On connaît Thomas Köner pour ses expérimentations sonores sombres, flirtant sans broncher avec les 20 Hz, et son attention portée au grain sonore au détriment du rythme et de la mélodie, illustrant essentiellement des paysages froids, hostiles et inexplorés ; des expériences infrasonores rarement discontinues que nous trouvons forcément attirantes et excitantes, car intimidantes, sans temps mort, et évoquant l’inconnu. Tiento De La Nieves est aux antipodes de ce qu’il a réalisé jusque là (j’imagine que c’est du coup de l’expérimentation pour lui), tant au niveau de l’atmosphère lumineuse suggérée par les notes de piano sporadiques et les harmonies fuyantes que les (trop) longs espaces séparant deux cycles mélodiques. Le tiento aurait gagné à voir ses intervalles sonores densifiés, voire à passer de 68 minutes à une durée plus raisonnable de 40-45 minutes pour éviter la redondance et les longueurs inhérentes aux caractéristiques de l’œuvre (même vécu avec le Amarok de Francisco López, sorti il y a quelques temps chez Glacial Movements).

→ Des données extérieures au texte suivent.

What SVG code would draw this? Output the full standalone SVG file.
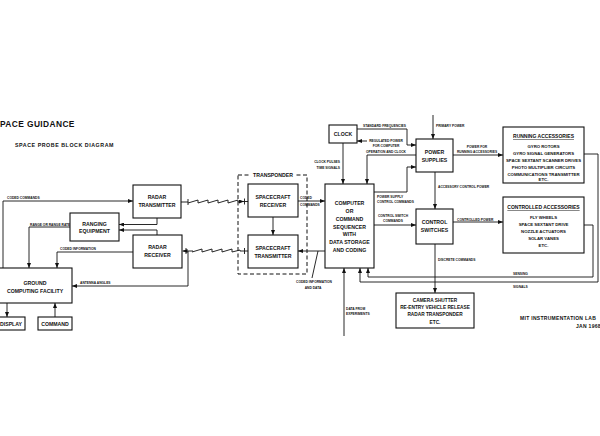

Mais comme quoi que je fasse, je suis du genre à toujours voir le bien dans qui m’entoure, je ne jouerai pas l’aigri intraitable sur ce que j’ai écouté et ne descendrai certainement pas complètement ce travail d’un artiste que je respecte et admire (j’ai cru entendre « couille molle » au fond de la salle ? ). Je ne renie pas ce tiento minimaliste dans la discographie de l’allemand, car malgré une accessibilité bien plus aisée que pas mal d’autres de ses albums et une simplicité surprenante flirtant un peu trop avec le chiant, la démarche profonde dénote une envie toujours présente de parcourir des terrains musicaux inexplorés par le musicien. Je serais simplement intéressé d’entendre ce qu’il pourrait produire dans ce domaine par la suite, si jamais il s’y remet, espérant juste moins de silences et plus d’expérimentation. En attendant, je me relance Novaya Zemlya.
Et comme je publie cette chronique a posteriori, plutôt que de vous diriger vers la mi-molle de Tiento De Las Nieves, j’en profiterai pour vous orienter sans hésiter vers sa délicieuse suite Tiento De La Luz, en disant que j’avais raison d’y croire.